ECB cuts rates despite inflationary pressures

Market reactions and forecasts

Money markets had fully anticipated the 25 basis point cut at the June meeting. This is the first rate cut since September 2019, when the deposit facility rate was in negative territory. Current market expectations only suggest further rate reduction this year. However, economists polled by Reuters forecast two additional cuts over the same period.

Key indicators to monitor

Investors will closely follow ECB President Christine Lagarde’s press conference, scheduled for 12:45 GMT, to find out more. Particular attention will be paid to the new quarterly projections of economic growth and inflation established by the ECB services.

Global context and comparisons

The ECB’s recent move puts it ahead of the US Federal Reserve in terms of rate cuts, as the Fed continues to battle high US inflation.
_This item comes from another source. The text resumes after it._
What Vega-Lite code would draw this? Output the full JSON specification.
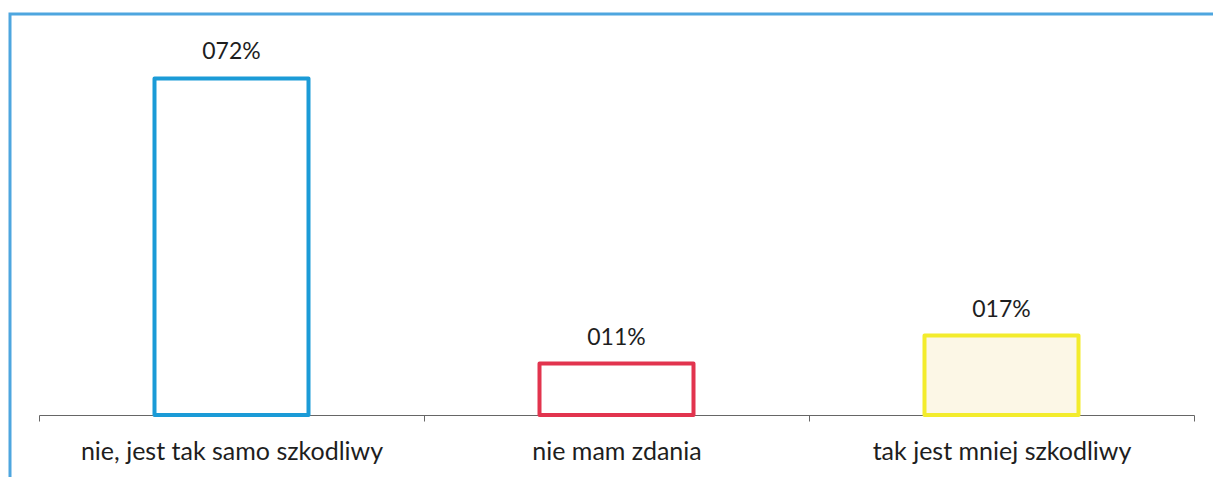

ECB President Lagarde stressed that their policy decisions “depend on the data and not on the Fed.” Canada notably reduced its interest rates, becoming the first G7 country to do so in the current cycle, followed by Sweden and Switzerland.

Market Forecast

Given the ECB’s proactive approach to monetary policy moderation and persistent inflation challenges, the outlook for the Eurozone market is cautiously optimistic. Traders should prepare for possible further rate cuts as the ECB continues to adjust policies in response to economic data.

Overall, the ECB’s rate cut reflects a strategic shift to balance inflation control and economic support, signaling potential opportunities for investors in eurozone markets.